Condições insalubres e precárias dentro dos equipamentos da Prefeitura, no entanto, fazem entidades de defesa dos direitos humanos questionar a dignidade que o prefeito diz defender para essa população. O Brasil de Fato reverberou, no ano passado, uma infestação de percevejos causando feridas nas pernas de quem buscava abrigo no Centro Temporário de Acolhimento (CTA) da Brigadeiro Galvão. 

Um relatório da Comissão de Direitos Humanos e Cidadania da Câmara Municipal de São Paulo, divulgado em 2022, revelou que no Centro de Acolhida Zaki Narchi, em Santana, 500 homens dormiam em colchões com percevejos em um galpão cheio de pombos.
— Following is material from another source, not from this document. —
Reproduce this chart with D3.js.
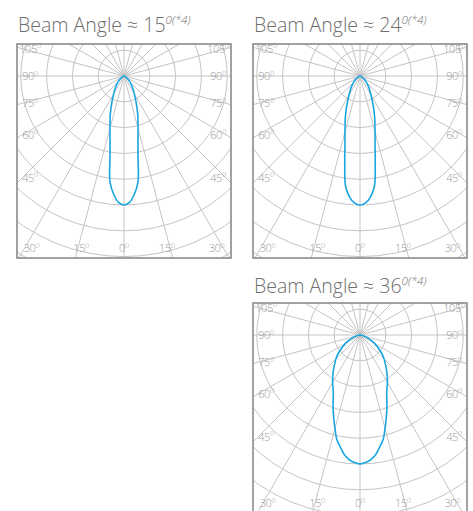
<!DOCTYPE html>
<html>
<head>
<meta charset="utf-8">
<script src="https://cdn.jsdelivr.net/npm/d3@7"></script>
<style>
  html, body { margin: 0; padding: 0; background: #fff; }
  svg { display: block; }
</style>
</head>
<body>
<svg id="chart" width="473" height="511"></svg>
<script>
// ---------- data ----------
const beamAngles = [15, 24, 36];
const titlePrefix = "Beam Angle \u2248 ";
const titleSup = "0(*4)";
// half-profile angles (degrees from the downward axis) and relative intensity
const profileAngles = [0, 2.5, 5, 7.5, 10, 12.5, 15, 20, 25, 30, 35, 40, 45, 50, 60, 70, 80, 90];
const profile15 = [1.0, 0.98, 0.92, 0.83, 0.625, 0.50, 0.42, 0.31, 0.22, 0.16, 0.12, 0.09, 0.065, 0.045, 0.02, 0.008, 0.002, 0];
const profile24 = [1.0, 0.985, 0.94, 0.86, 0.68, 0.54, 0.45, 0.33, 0.235, 0.17, 0.128, 0.097, 0.072, 0.052, 0.023, 0.009, 0.002, 0];
const profile36 = [1.0, 0.99, 0.97, 0.935, 0.88, 0.83, 0.75, 0.61, 0.49, 0.425, 0.365, 0.31, 0.265, 0.22, 0.13, 0.06, 0.02, 0];
const profiles = [profile15, profile24, profile36];
const ringValues = [0.2, 0.4, 0.6, 0.8, 1.0, 1.2, 1.4, 1.6, 1.8];
const spokeAngles = d3.range(0, 360, 15);
const sideLabels = [105, 90, 75, 60, 45];
const bottomLabels = [-30, -15, 0, 15, 30];

// ---------- layout ----------
const W = 473, H = 511;
const svg = d3.select("#chart");
const boxSize = 214;
const panels = [
  { left: 17, top: 44 },
  { left: 253, top: 44 },
  { left: 253, top: 303 }
];
const centerOffsetY = 32;
const rScale = d3.scaleLinear().domain([0, 1]).range([0, 129]);
const gridColor = "#c4c4c4";
const labelColor = "#9b9b9b";
const rad = d => d * Math.PI / 180;

panels.forEach((p, i) => {
  const g = svg.append("g");
  const cx = p.left + boxSize / 2;
  const cy = p.top + centerOffsetY;
  const right = p.left + boxSize;
  const bottom = p.top + boxSize;

  // title
  const t = g.append("text")
    .attr("x", p.left + 1)
    .attr("y", p.top - (i === 2 ? 10.5 : 12.5))
    .attr("font-family", "'Open Sans', 'Noto Sans', sans-serif")
    .attr("font-weight", 300)
    .attr("font-size", 19.5)
    .attr("fill", "#6e6e6e");
  t.append("tspan").text(titlePrefix + beamAngles[i]);
  t.append("tspan")
    .attr("font-size", 11.5)
    .attr("font-style", "italic")
    .attr("dy", -7.5)
    .text(titleSup);

  // clip
  const clipId = "clip" + i;
  svg.append("clipPath").attr("id", clipId)
    .append("rect").attr("x", p.left).attr("y", p.top)
    .attr("width", boxSize).attr("height", boxSize);

  const grid = g.append("g").attr("clip-path", `url(#${clipId})`);
  const inner = grid.append("g").attr("transform", `translate(${cx},${cy})`);

  inner.selectAll("circle.ring").data(ringValues).join("circle")
    .attr("class", "ring")
    .attr("r", d => rScale(d))
    .attr("fill", "none")
    .attr("stroke", gridColor)
    .attr("stroke-width", 1);

  inner.selectAll("line.spoke").data(spokeAngles).join("line")
    .attr("class", "spoke")
    .attr("x1", 0).attr("y1", 0)
    .attr("x2", d => 400 * Math.sin(rad(d)))
    .attr("y2", d => 400 * Math.cos(rad(d)))
    .attr("stroke", gridColor)
    .attr("stroke-width", 1);

  // labels
  const labelFont = "'Open Sans', 'Noto Sans', sans-serif";
  const halfW = boxSize / 2;
  function addLabel(x, y, val) {
    const tx = g.append("text")
      .attr("x", x).attr("y", y + 4)
      .attr("text-anchor", "middle")
      .attr("font-family", labelFont)
      .attr("font-weight", 300)
      .attr("font-size", 11)
      .attr("letter-spacing", -0.4)
      .attr("fill", labelColor);
    tx.append("tspan").text(Math.abs(val));
    tx.append("tspan").attr("font-size", 7.5).attr("dy", -4.5).text("0");
  }
  sideLabels.forEach(a => {
    const yy = cy + 0.95 * halfW / Math.tan(rad(a));
    addLabel(p.left + 13, yy, a);
    addLabel(right - 13, yy, a);
  });
  const bottomLabelY = Math.min(bottom - 10, H - 8);
  bottomLabels.forEach(a => {
    const xx = cx + 0.88 * (bottom - cy) * Math.tan(rad(a));
    addLabel(xx, bottomLabelY, a);
  });

  // beam curve
  const prof = profiles[i];
  const pts = [];
  for (let k = profileAngles.length - 1; k > 0; k--) pts.push([-profileAngles[k], prof[k]]);
  for (let k = 0; k < profileAngles.length; k++) pts.push([profileAngles[k], prof[k]]);
  const line = d3.lineRadial()
    .angle(d => Math.PI - rad(d[0]))
    .radius(d => rScale(d[1]))
    .curve(d3.curveCatmullRom.alpha(0.5));
  inner.append("path")
    .attr("d", line(pts))
    .attr("fill", "none")
    .attr("stroke", "#1aa6e0")
    .attr("stroke-width", 1.6);

  // border
  g.append("rect")
    .attr("x", p.left).attr("y", p.top)
    .attr("width", boxSize).attr("height", boxSize)
    .attr("fill", "none")
    .attr("stroke", "#8a8a8a")
    .attr("stroke-width", 1.6);
});
</script>
</body>
</html>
Os banheiros, na ocasião da inspeção, tinham os vasos sanitários entupidos.  

Em nota, a prefeitura de São Paulo informa que tem "a maior rede socioassistencial da América Latina que conta, atualmente, com quase 21 mil vagas de acolhimento para a população em situação de rua".  

Se todas as vagas fossem preenchidas, ainda assim, de acordo com o cálculo da própria prefeitura (tido como subnotificado pelos movimentos), um terço da população em situação de rua seguiria sem acolhimento. 

Guilherme Boulos disse, também em nota, ser "absurdo que a Prefeitura considere que a população sem teto viva nas ruas por vontade própria, e não por estarem abandonadas pelo poder público". Segundo ele, "a questão dos sem teto precisa ser resolvida de maneira estrutural, e não com o uso de violência para tirar o pouco que sobrou de quem já não tem quase nada."